A pair of Tom’s opened the bowling: Dunmore from the Southern End and McMahon from the northern end. TD put in his best opening spell of the season and bowled with real venom, clearly enjoying the opportunity to bowl on a deck with some life in it. He regularly beat the outside of the openers and was unlucky not to take what would have been a deserved wicket in this spell. McMahon was slightly wayward initially, but delivered trademark turn and bounce, and bowled their No.1 bat with a variation straight ball. Old Ruts then looked to turn up the heat and increase their run rate, so the Skipper called upon his overseas pairing of Jack Le Feuvre and Ted Goodwin to fight fire with fire. Goodwin got some sharp turn and dried up the runs from the Northern End, whilst Le Feuvre (bowling from a Southern End for the first time in 2020, something he is allergic to) relished the chance to bowl on a pacier deck. His five overs conceded only 10 runs and claimed two wickets, the highlight being a back of a length ball being gloved behind to be pouched by one of his oldest friends, Imran Dhalla.
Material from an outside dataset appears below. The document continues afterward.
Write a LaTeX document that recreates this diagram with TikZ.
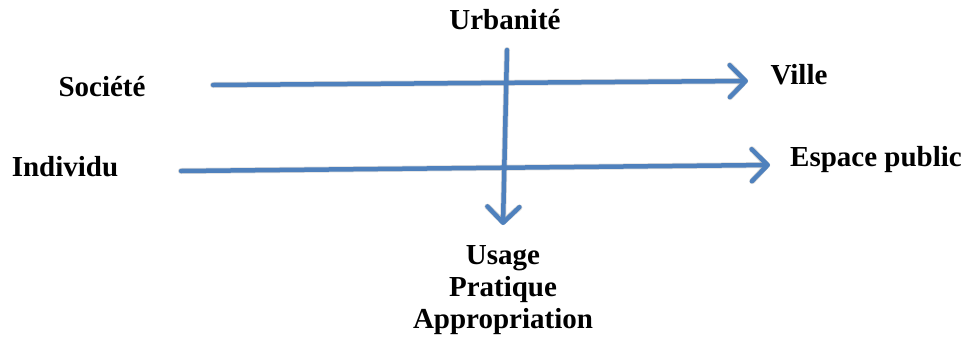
\documentclass[tikz,border=0pt]{standalone}
\usepackage{fontspec}
\setmainfont{Liberation Serif}
\usetikzlibrary{arrows.meta}
\definecolor{arrblue}{HTML}{4F81BD}
\begin{document}
\begin{tikzpicture}[x=1pt,y=-1pt,
  lbl/.style={font=\fontsize{29}{33}\selectfont\bfseries, inner sep=0pt, align=center},
  arr/.style={draw=arrblue, line width=4.5pt, line cap=round, line join=round,
    -{Straight Barb[length=16pt,width=32pt,line cap=round,line join=round]}},
  shad/.style={draw=black, opacity=0.15, line width=6pt, line cap=round, line join=round,
    -{Straight Barb[length=15pt,width=32pt,line cap=round,line join=round]}}]
\useasboundingbox (0,0) rectangle (965,338);
\node[lbl] (soc) at (102,87) {Société};
\node[lbl] (ind) at (65,167) {Individu};
\node[lbl] (urb) at (505,20) {Urbanité};
\node[lbl] (vil) at (799,75) {Ville};
\node[lbl] (esp) at (876,160) {Espace public};
\node[lbl, align=center] (usa) at (503,290) {Usage\\[-1pt]Pratique\\[-1pt]Appropriation};
\coordinate (s1) at (213,85);
\coordinate (s2) at (748,81);
\coordinate (i1) at (181,171);
\coordinate (i2) at (770,165);
\coordinate (u1) at (507,50);
\coordinate (u2) at (503,225);
\begin{scope}[shift={(2,4)}]
\draw[shad] (s1) -- (s2);
\draw[shad] (i1) -- (i2);
\draw[shad] (u1) -- (u2);
\end{scope}
\draw[arr] (s1) -- (s2);
\draw[arr] (i1) -- (i2);
\draw[arr] (u1) -- (u2);
\end{tikzpicture}
\end{document}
This proved a great highlight to both, and will no doubt serve to be the dominant sporting highlight in the Old Reedonians Newsletter this year (not the call up of Le Feuvre’s former roommate – Phil Salt – to the England ODI squad, part timer that lad).


The upper hand was with the Wick at the lack of drinks, and at 76-3, a big last 20 overs were on the cards. Sadly, Old Ruts had plans for a big last 20 over their own and put on 125 for their 4th wicket. Despite this, Euan Cole and Erin Goodwin bowled incredibly well, only conceding 17 runs in 7 overs between them, with Erin very harshly being denied a wicket despite a batsman middling the ball to Dhalla behind the stumps. McMahon claimed their No.5 for a very good 76 thanks to a good catch by Le Feuvre in the dying overs, but the challenge had been laid down. Set 218 to win, the Wick considered their course of attack over an alfresco tea including the novel offer of a protein shake from Old Ruts. Clearly our athletic prowess was noted.


Mandeep Singh and Dean Hewitt Jr opened the Wick response. Both played very sensibly and despite Connor being given an early life, looked to punish some accurate bowling whenever they erred from their otherwise tight lines. Both ran well between the wickets, and put on 85 for the first wicket before Connor was bowled for a very good 53 trying to hit a 15 year old into Morden. This brought Rishi Sturm to the crease, who once he located his timing combined well with Mandeep and looked to kick on. However, when Mandeep fell for a well constructed 42, a trademark Wicklapse looked on the cards with Erin and Euan both falling for ducks. This only served to bring about another Old Reedonian partnership at the middle with Le Feuvre and Dhalla united, set upon winning the game. They ran hard and looked to take the game towards Old Ruts, until Dhalla was well caught at leg slip (a very good bit of captaincy I might add verbatim). Supreme Leader Dunmore was then winched to the crease, sight set on seeing the game home. Dunmore played a captain’s knock, despite nearly being driven into cardiac arrest by his younger partner at the non-strikers end, and was looking very good until a bit of poor communication between the pair (all the fault of the skipper) saw Dunmore run out. Le Feuvre perished soon after, reported to still have tears in his eyes from the captain’s departure. The tail did wag, with Ted and Tom providing 30 runs between them, but we ultimately fell just short in a very enjoyable encounter.


Reflections in the bar after were positive – Old Ruts were a good side, but the Wick had put up a very good fight and a more than respectable performance. The difference between the sides was the Old Ruts keeper, whose 76 with the bat and impeccable keeping – being stood up all game – proving the point of difference. Old Ruts were humble in victory and good hosts, with plans laid for a reverse fixture. September cricket is definitely not one to be missed.